The Trinidad History Museum anchors the district's deeper historical layer. The museum preserves the city's role as a key hub on the Santa Fe Trail and as a regional crossroads shaped by rail, mining, and the diverse communities that built southern Colorado. Visitor highlights include restored historic homes and interpretive exhibits that trace the arc from trail commerce to industrial boom. Heritage programs rotate throughout the year, with summer typically the most active season for special exhibitions and community events.

Checking hours before you go is worth the extra step. Many venues in the creative district adjust schedules seasonally or around major events, and a quick look at the museum's calendar can surface programming you wouldn't otherwise know was happening.

A.R. Mitchell Western Art Museum and the Carnegie Public Library Art Wall

The A.R. Mitchell collection offers a distinct visual counterpart to the History Museum's interpretive approach. The paintings and works in the collection reflect the landscape and cultural life of the region with genuine specificity: the Purgatoire River valley, the Sangre de Cristo foothills, and the broader sweep of southern Colorado's ranching and homesteading heritage. Regional landscape and Western art in this tradition carries a different weight when you can look out the window and recognize the terrain being depicted.

The Carnegie Public Library art wall adds another dimension to the district's creative presence, bringing rotating artwork into a civic space that residents use every week. It is a small but meaningful piece of the district's commitment to making art accessible outside formal gallery settings.

Both venues, along with other local galleries in the district, tend to be especially active during First Friday art walks, which draw a regular crowd and give local artists a reliable venue for showing new work.

Walking the District: A Practical Guide

A downtown visit works best as a half-day or full-day loop. Start at The Commons @ Space to Create at 218 W. Main to pick up a map and check what's currently on view. From there, the Riverwalk offers a natural connector through the district, threading past public art installations and giving a sense of Trinidad's geography before you double back to the galleries and museums on Main Street.

Lunch or coffee in the middle of the loop is easy: several downtown cafes and restaurants are locally owned, and the concentration of options along Main Street means you don't need to go far.
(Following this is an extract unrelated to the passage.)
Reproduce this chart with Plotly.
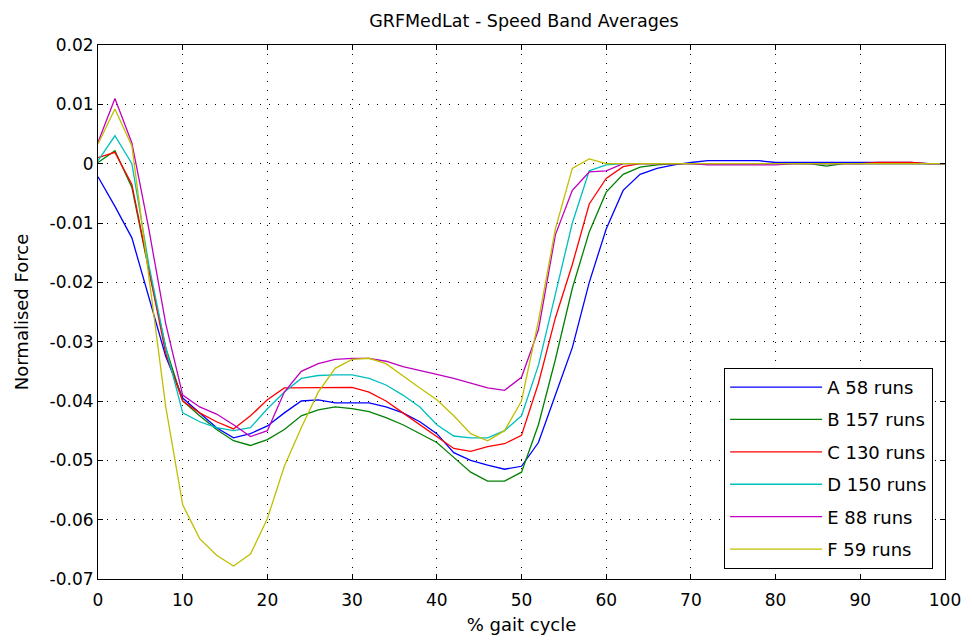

Artisan shops in the district round out the browsing options for those inclined to shop between cultural stops.

A few practical details worth keeping in mind before you arrive:

  • Parking is generally straightforward on weekdays and during outdoor-season weekends, but major events can trigger street closures. Check the CREATE Trinidad website and the city's event calendar if you're coming during a festival weekend.
  • Summer weekends are the most active period for special exhibitions and community programming across the district's venues.
  • Trinidad's spring and fall weather shifts quickly; warm mornings can give way to genuinely cool afternoons, so layers are the practical choice.
  • Museum and gallery hours vary by season, so confirming hours ahead of time avoids a wasted trip.
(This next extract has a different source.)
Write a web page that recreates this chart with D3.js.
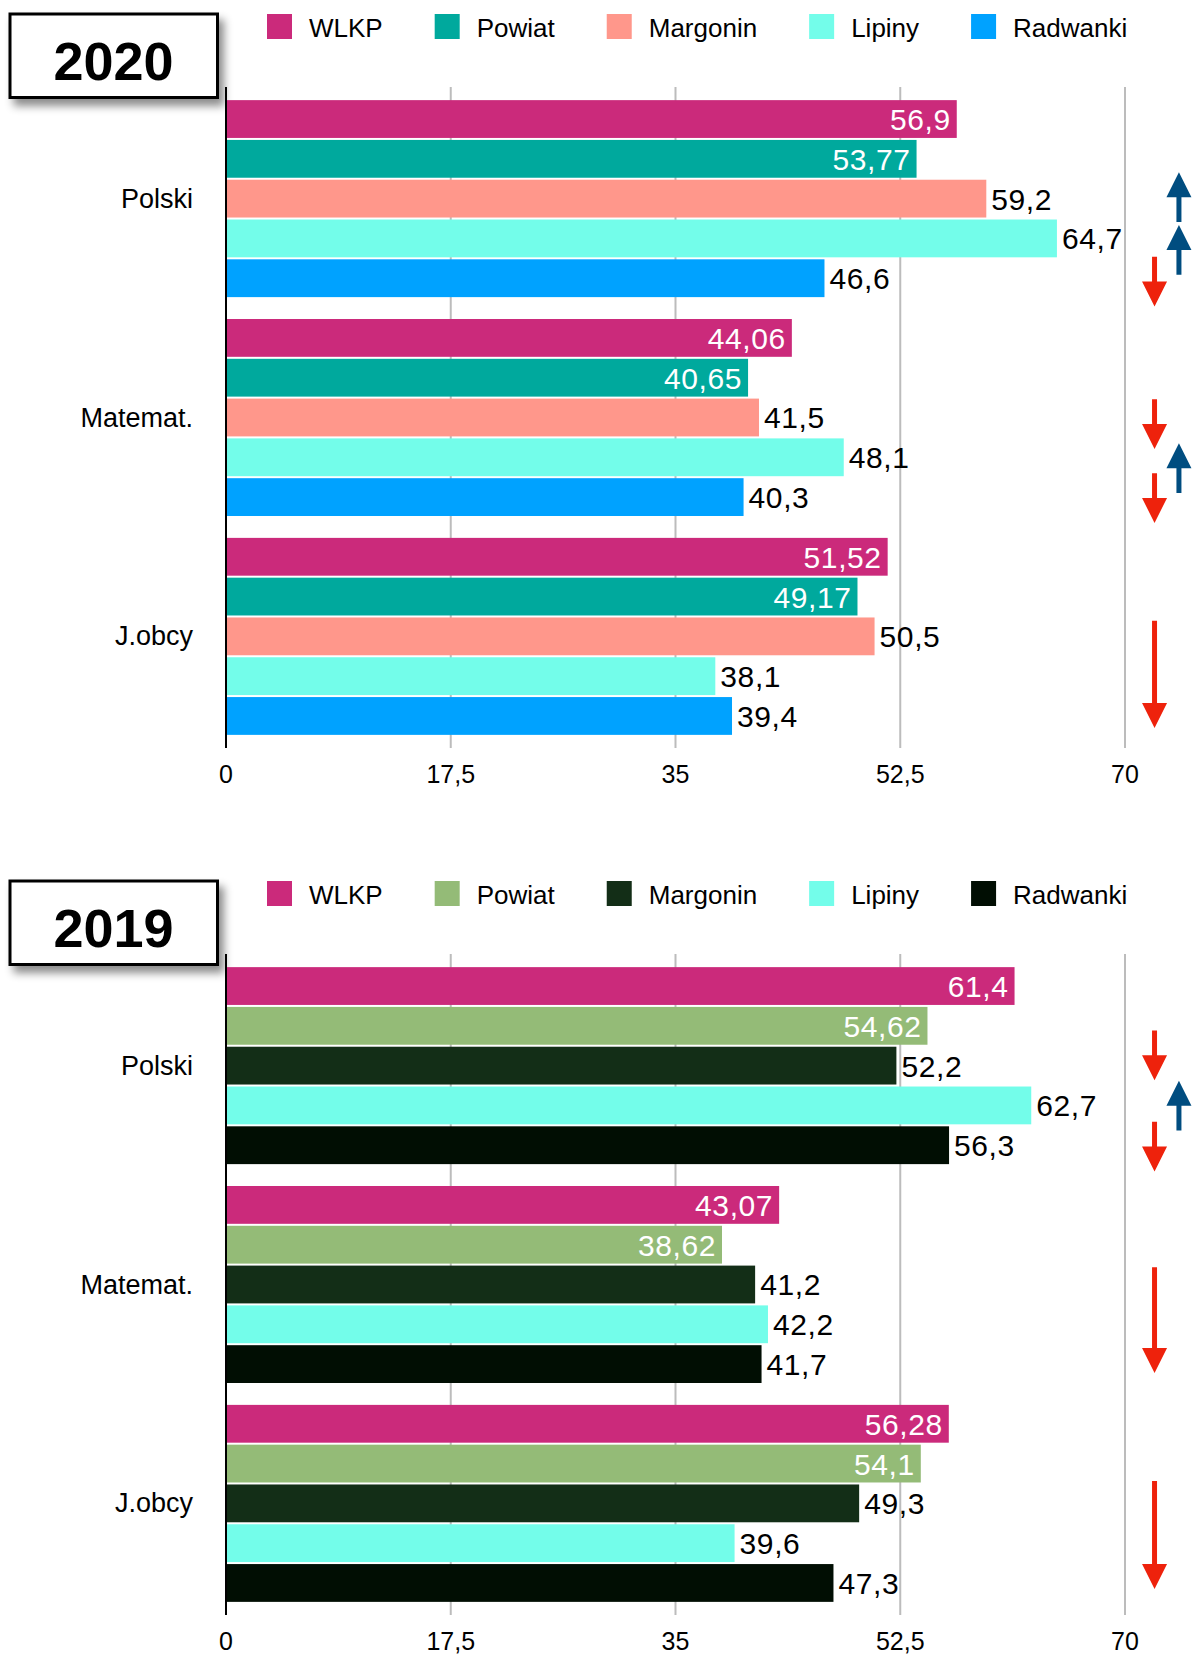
<!DOCTYPE html>
<html><head><meta charset="utf-8">
<script src="https://cdn.jsdelivr.net/npm/d3@7/dist/d3.min.js"></script>
<style>
html,body{margin:0;padding:0;background:#fff;}
svg{display:block;font-family:"Liberation Sans",Arial,Helvetica,sans-serif;}
</style></head><body>
<svg id="chart" width="1193" height="1655"></svg>
<script>
const categories = ["Polski", "Matemat.", "J.obcy"];
const seriesNames = ["WLKP", "Powiat", "Margonin", "Lipiny", "Radwanki"];
const xTicks = [0, 17.5, 35, 52.5, 70];
const xTickLabels = ["0", "17,5", "35", "52,5", "70"];

const years = ["2020", "2019"];
const colors2020 = ["#CB2A7B", "#00A99D", "#FF978B", "#73FDEA", "#00A2FF"];
const colors2019 = ["#CB2A7B", "#94BB77", "#132E17", "#73FDEA", "#010E03"];

// values per category: [WLKP, Powiat, Margonin, Lipiny, Radwanki]
const values2020 = [
  [56.9, 53.77, 59.2, 64.7, 46.6],
  [44.06, 40.65, 41.5, 48.1, 40.3],
  [51.52, 49.17, 50.5, 38.1, 39.4]
];
const values2019 = [
  [61.4, 54.62, 52.2, 62.7, 56.3],
  [43.07, 38.62, 41.2, 42.2, 41.7],
  [56.28, 54.1, 49.3, 39.6, 47.3]
];
const labels2020 = [
  ["56,9", "53,77", "59,2", "64,7", "46,6"],
  ["44,06", "40,65", "41,5", "48,1", "40,3"],
  ["51,52", "49,17", "50,5", "38,1", "39,4"]
];
const labels2019 = [
  ["61,4", "54,62", "52,2", "62,7", "56,3"],
  ["43,07", "38,62", "41,2", "42,2", "41,7"],
  ["56,28", "54,1", "49,3", "39,6", "47,3"]
];
// trend arrows: category index, centre position (in bar slots), length (in bar slots), direction
const arrows2020 = [
  {cat: 0, pos: 2.44, len: 1.25, dir: "up"},
  {cat: 0, pos: 3.76, len: 1.25, dir: "up"},
  {cat: 0, pos: 4.56, len: 1.25, dir: "down"},
  {cat: 1, pos: 2.64, len: 1.25, dir: "down"},
  {cat: 1, pos: 3.75, len: 1.25, dir: "up"},
  {cat: 1, pos: 4.50, len: 1.25, dir: "down"},
  {cat: 2, pos: 3.43, len: 2.69, dir: "down"}
];
const arrows2019 = [
  {cat: 0, pos: 2.22, len: 1.25, dir: "down"},
  {cat: 0, pos: 3.48, len: 1.25, dir: "up"},
  {cat: 0, pos: 4.51, len: 1.25, dir: "down"},
  {cat: 1, pos: 3.37, len: 2.66, dir: "down"},
  {cat: 2, pos: 3.27, len: 2.71, dir: "down"}
];

const svg = d3.select("#chart");
const defs = svg.append("defs");
const f = defs.append("filter").attr("id", "shadow").attr("x", "-20%").attr("y", "-20%").attr("width", "150%").attr("height", "160%");
f.append("feDropShadow").attr("dx", 5).attr("dy", 7).attr("stdDeviation", 4).attr("flood-color", "#000").attr("flood-opacity", 0.45);

const x = d3.scaleLinear().domain([0, 70]).range([226, 1125]);
const y0 = d3.scaleBand().domain(categories).range([87, 748]).paddingInner(0.1).paddingOuter(0.06);
const y1 = d3.scaleBand().domain(seriesNames).range([0, y0.bandwidth()]).paddingInner(0.05);
const slot = y1.step();

function drawPanel(offY, year, colors, values, labels, arrows) {
  const g = svg.append("g").attr("transform", `translate(0,${offY})`);

  // title box
  g.append("rect").attr("x", 10).attr("y", 14).attr("width", 207.5).attr("height", 83.5)
    .attr("fill", "#fff").attr("stroke", "#000").attr("stroke-width", 3).attr("filter", "url(#shadow)");
  g.append("text").attr("x", 113.5).attr("y", 80).attr("text-anchor", "middle")
    .attr("font-size", 54).attr("font-weight", "bold").attr("fill", "#000").text(year);

  // legend
  const leg = g.append("g");
  let lx = 267;
  seriesNames.forEach((s, i) => {
    leg.append("rect").attr("x", lx).attr("y", 14).attr("width", 25).attr("height", 25).attr("fill", colors[i]);
    const t = leg.append("text").attr("x", lx + 42).attr("y", 37).attr("font-size", 26).attr("fill", "#000").text(s);
    const w = t.node().getComputedTextLength();
    lx = lx + 42 + w + 52;
  });

  // gridlines
  g.selectAll(".grid").data(xTicks.slice(1)).join("line")
    .attr("x1", d => x(d)).attr("x2", d => x(d))
    .attr("y1", 87).attr("y2", 748)
    .attr("stroke", "#bcbcbc").attr("stroke-width", 2);

  // tick labels
  g.selectAll(".tick").data(xTicks).join("text")
    .attr("x", d => x(d)).attr("y", 783).attr("text-anchor", "middle")
    .attr("font-size", 25).attr("fill", "#000")
    .text((d, i) => xTickLabels[i]);

  // bars
  categories.forEach((c, ci) => {
    const gg = g.append("g").attr("transform", `translate(0,${y0(c)})`);
    seriesNames.forEach((s, si) => {
      const v = values[ci][si];
      gg.append("rect").attr("x", x(0)).attr("y", y1(s))
        .attr("width", x(v) - x(0)).attr("height", y1.bandwidth()).attr("fill", colors[si]);
      const inside = si < 2;
      gg.append("text")
        .attr("x", inside ? x(v) - 6 : x(v) + 5)
        .attr("y", y1(s) + y1.bandwidth() / 2 + 11)
        .attr("text-anchor", inside ? "end" : "start")
        .attr("font-size", 30).attr("letter-spacing", "0.6px")
        .attr("fill", inside ? "#fff" : "#000")
        .text(labels[ci][si]);
    });
    g.append("text").attr("x", 193).attr("y", y0(c) + y0.bandwidth() / 2 + 9)
      .attr("text-anchor", "end").attr("font-size", 27).attr("fill", "#000").text(c);
  });

  // axis line
  g.append("line").attr("x1", x(0)).attr("x2", x(0)).attr("y1", 87).attr("y2", 748)
    .attr("stroke", "#000").attr("stroke-width", 2);

  // arrows
  arrows.forEach(a => {
    const cy = y0(categories[a.cat]) + a.pos * slot;
    const L = a.len * slot;
    const top = cy - L / 2, bot = cy + L / 2;
    const up = a.dir === "up";
    const cx = up ? x(74.2) : x(72.3);
    const col = up ? "#004D80" : "#EE220C";
    const hw = 12.5, hl = 25, sw = 2.5;
    let pts;
    if (up) {
      pts = [[cx, top], [cx + hw, top + hl], [cx + sw, top + hl], [cx + sw, bot], [cx - sw, bot], [cx - sw, top + hl], [cx - hw, top + hl]];
    } else {
      pts = [[cx, bot], [cx + hw, bot - hl], [cx + sw, bot - hl], [cx + sw, top], [cx - sw, top], [cx - sw, bot - hl], [cx - hw, bot - hl]];
    }
    g.append("polygon").attr("points", pts.map(p => p.join(",")).join(" ")).attr("fill", col);
  });
}

drawPanel(0, years[0], colors2020, values2020, labels2020, arrows2020);
drawPanel(867, years[1], colors2019, values2019, labels2019, arrows2019);
</script>
</body></html>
More Than a Destination: The Economic Case for the District

What has taken shape in downtown Trinidad reflects a deliberate strategy, not just organic cultural growth. Local leaders and artists have used creative district investments to attract visitors, seed small-business opportunities, and develop affordable housing options for working artists. The result is a district that serves residents as directly as it serves out-of-town visitors: after-school programs, public art that shapes daily life for families who live here year-round, and job creation tied to the creative economy.

The compact, walkable layout of the district is itself a product of that intentionality. Everything within the creative district core sits within reach on foot, which means a single afternoon can take in the History Museum's interpretive depth, the Mitchell collection's visual range, the public art on the Carnegie Library wall, and a gallery opening at Space to Create without requiring a car between stops.

The statewide recognition Trinidad has earned as a host for creative-industry gatherings reflects a cultural scene that punches well above its size, and the district continues to build on that momentum with each new exhibition, residency, and public programming cycle.